Newtonian Collimation Query

[laser_jock99]

My new scope has a completely different mirror cell/collimation system to my existing Newtonian. There are six adjusting knobs on the primary cell. Three are directly resting on the mirror cell (the white ones) & three are sprung to the outer cell housing but tapped through the mirror cell itself (black knobs). As I see it the white knobs cam only move the mirror up and down within the tube tube. The black knobs seem to be the way to adjust the mirror angle- can anyone confirm this?

[Stephen]

The system is the same, it's still just a push/pull

The white ones are your locking bolts. They rest on the cell to stop it moving.

The black (sprung) ones are you adjusters. They thread into the cell to tilt it.

[laser_jock99]

The system is the same, it's still just a push/pull

The white ones are your locking bolts. They rest on the cell to stop it moving.

The black (sprung) ones are you adjusters. They thread into the cell to tilt it.

So in practice the white knobs should be slackened off if major adjustments are being made and not overtightend when being used at 'lock' the mirror position? The white srews look like they could mess up the collimation rather than hold it to me.

[Stephen]

So in practice the white knobs should be slackened off if major adjustments are being made and not overtightend when being used at 'lock' the mirror position? The white srews look like they could mess up the collimation rather than hold it to me.

That's about it. They shouldn't affect collimation as the adjustment bolts are threaded : they can only move by being tightened/released. Pressure from the locking bolts (which yes should only be minimal) should just hold it preventing minor shifts which would effect collimation.

It's a classic/standard collimation design to be fair.

Personally when I had one like that (looks like a GSO/Altair design?) I removed the locking bolts all together.

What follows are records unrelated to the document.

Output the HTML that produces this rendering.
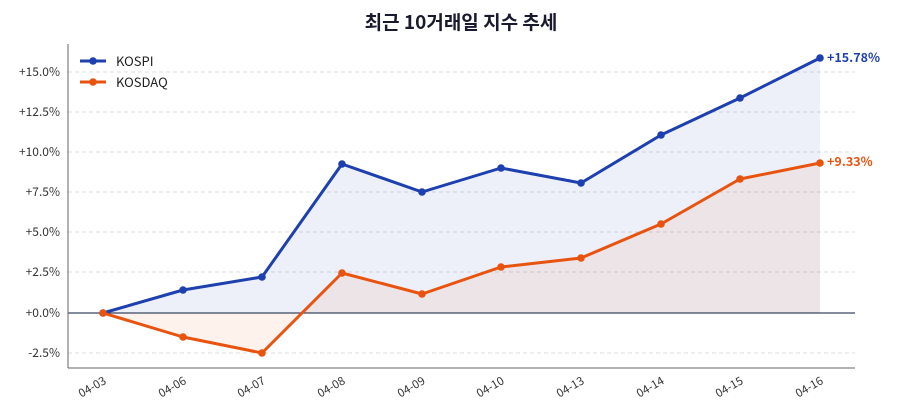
<!DOCTYPE html>
<html><head><meta charset="utf-8"><style>
html,body{margin:0;padding:0;background:#fff;}
svg{display:block;font-family:"Noto Sans CJK KR","Liberation Sans",sans-serif;}
</style></head><body>
<svg width="900" height="420" viewBox="0 0 900 420" xmlns="http://www.w3.org/2000/svg">
<rect width="900" height="420" fill="#fff"/>
<text x="461" y="29" text-anchor="middle" font-size="19" font-weight="bold" fill="#1a1a2e">최근 10거래일 지수 추세</text>
<g stroke="#dddddd" stroke-dasharray="4,3" stroke-width="1">
<line x1="68" x2="855" y1="72" y2="72"/><line x1="68" x2="855" y1="112" y2="112"/>
<line x1="68" x2="855" y1="152" y2="152"/><line x1="68" x2="855" y1="192" y2="192"/>
<line x1="68" x2="855" y1="232" y2="232"/><line x1="68" x2="855" y1="272" y2="272"/>
<line x1="68" x2="855" y1="353" y2="353"/>
</g>
<g font-size="12" fill="#333" text-anchor="end">
<text x="60" y="76">+15.0%</text><text x="60" y="116">+12.5%</text>
<text x="60" y="156">+10.0%</text><text x="60" y="196">+7.5%</text>
<text x="60" y="236">+5.0%</text><text x="60" y="276">+2.5%</text>
<text x="60" y="317">+0.0%</text><text x="60" y="357">-2.5%</text>
</g>
<polygon fill="#1e3fae" fill-opacity="0.08" points="103,313 183,290 262,277 342,164 422,192 501,168 581,183 661,135 740,98 820,58 820,313"/>
<polygon fill="#e8540f" fill-opacity="0.08" points="103,313 183,337 262,353 342,273 422,294 501,267 581,258 661,224 740,179 820,163 820,313"/>
<line x1="68" x2="855" y1="313" y2="313" stroke="#3a4660" stroke-width="1.2"/>
<polyline fill="none" stroke="#1e3fae" stroke-width="3" stroke-linejoin="round" points="103,313 183,290 262,277 342,164 422,192 501,168 581,183 661,135 740,98 820,58"/>
<polyline fill="none" stroke="#e8540f" stroke-width="3" stroke-linejoin="round" points="103,313 183,337 262,353 342,273 422,294 501,267 581,258 661,224 740,179 820,163"/>
<g fill="#1e3fae"><circle cx="103" cy="313" r="3.8"/><circle cx="183" cy="290" r="3.8"/><circle cx="262" cy="277" r="3.8"/><circle cx="342" cy="164" r="3.8"/><circle cx="422" cy="192" r="3.8"/><circle cx="501" cy="168" r="3.8"/><circle cx="581" cy="183" r="3.8"/><circle cx="661" cy="135" r="3.8"/><circle cx="740" cy="98" r="3.8"/><circle cx="820" cy="58" r="3.8"/></g>
<g fill="#e8540f"><circle cx="103" cy="313" r="3.8"/><circle cx="183" cy="337" r="3.8"/><circle cx="262" cy="353" r="3.8"/><circle cx="342" cy="273" r="3.8"/><circle cx="422" cy="294" r="3.8"/><circle cx="501" cy="267" r="3.8"/><circle cx="581" cy="258" r="3.8"/><circle cx="661" cy="224" r="3.8"/><circle cx="740" cy="179" r="3.8"/><circle cx="820" cy="163" r="3.8"/></g>
<text x="827" y="62" font-size="12.5" font-weight="bold" fill="#1e3fae">+15.78%</text>
<text x="827" y="166" font-size="12.5" font-weight="bold" fill="#e8540f">+9.33%</text>
<line x1="68" x2="68" y1="44" y2="368" stroke="#666" stroke-width="1"/>
<line x1="68" x2="855" y1="368" y2="368" stroke="#666" stroke-width="1"/>
<g font-size="11.5" fill="#333" text-anchor="end">
<text transform="translate(107,383) rotate(-30)">04-03</text>
<text transform="translate(187,383) rotate(-30)">04-06</text>
<text transform="translate(266,383) rotate(-30)">04-07</text>
<text transform="translate(346,383) rotate(-30)">04-08</text>
<text transform="translate(426,383) rotate(-30)">04-09</text>
<text transform="translate(505,383) rotate(-30)">04-10</text>
<text transform="translate(585,383) rotate(-30)">04-13</text>
<text transform="translate(665,383) rotate(-30)">04-14</text>
<text transform="translate(744,383) rotate(-30)">04-15</text>
<text transform="translate(824,383) rotate(-30)">04-16</text>
</g>
<line x1="80" x2="106" y1="61" y2="61" stroke="#1e3fae" stroke-width="3"/><circle cx="93" cy="61" r="3.8" fill="#1e3fae"/>
<text x="116" y="66" font-size="13" fill="#222">KOSPI</text>
<line x1="80" x2="106" y1="82" y2="82" stroke="#e8540f" stroke-width="3"/><circle cx="93" cy="82" r="3.8" fill="#e8540f"/>
<text x="116" y="87" font-size="13" fill="#222">KOSDAQ</text>
</svg>
</body></html>
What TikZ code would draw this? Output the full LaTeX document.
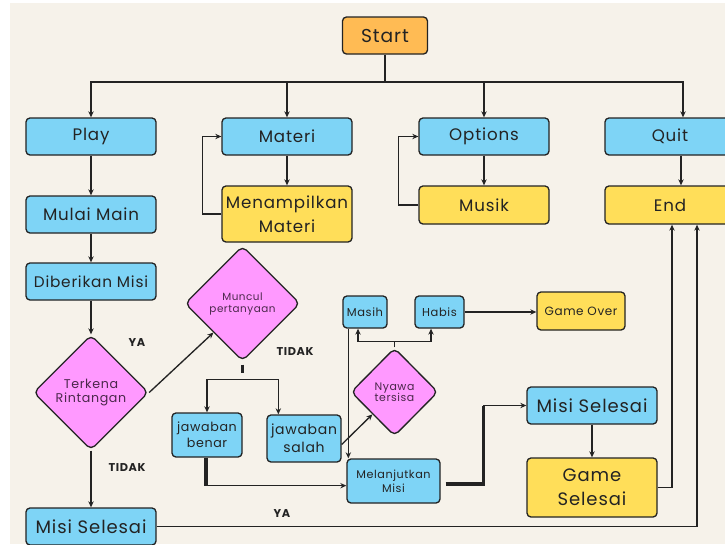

With strong enough springs under the adjustment bolts, you don't need locking bolts at all

[umadog]

I agree with Stephen. If the springs are strong enough you can chuck the locking bolts. More trouble than they're worth.

[John]

I agree with Stephen. If the springs are strong enough you can chuck the locking bolts. More trouble than they're worth.

I'm another one who did this with my 12" Meade Lightbridge, which has the same primary cell as your scope. I did this only after replacing the primary collimation springs though - the originals are just not up to the task of holding collimation. The primary mirror cell on these is also rather thin in my view - the locking screws can actually deform the cell if too tight.

Your scope is F/4 I believe so you are really going to need that primary cell to be rock solid.

[umadog]

Yes, you need it solid at f/4 but I think the locking screw situation can cut either way. The locking screws often move the cell when you tighten them so it can make precise collimation (which you want) harder. I think it's quite feasible for the springs to be sufficiently stiff that they allow for zero movement of the cell. The high-power primary tilt tolerances are tight at f/4 (0.32 mm) but they're of a similar magnitude to an f/5 (0.63 mm). So what goes for f/4 more or less also goes for f/5. It's not until f/6 that the primary alignment tolerances exceed 1mm.

[laser_jock99]

So it looks like to improve the cell I could fabricate a plate from INVAR 36 or stainless with some stronger springs and maybe metric fine pitch adjustment screws or even differential screw micrometer adjusters on two of the axes!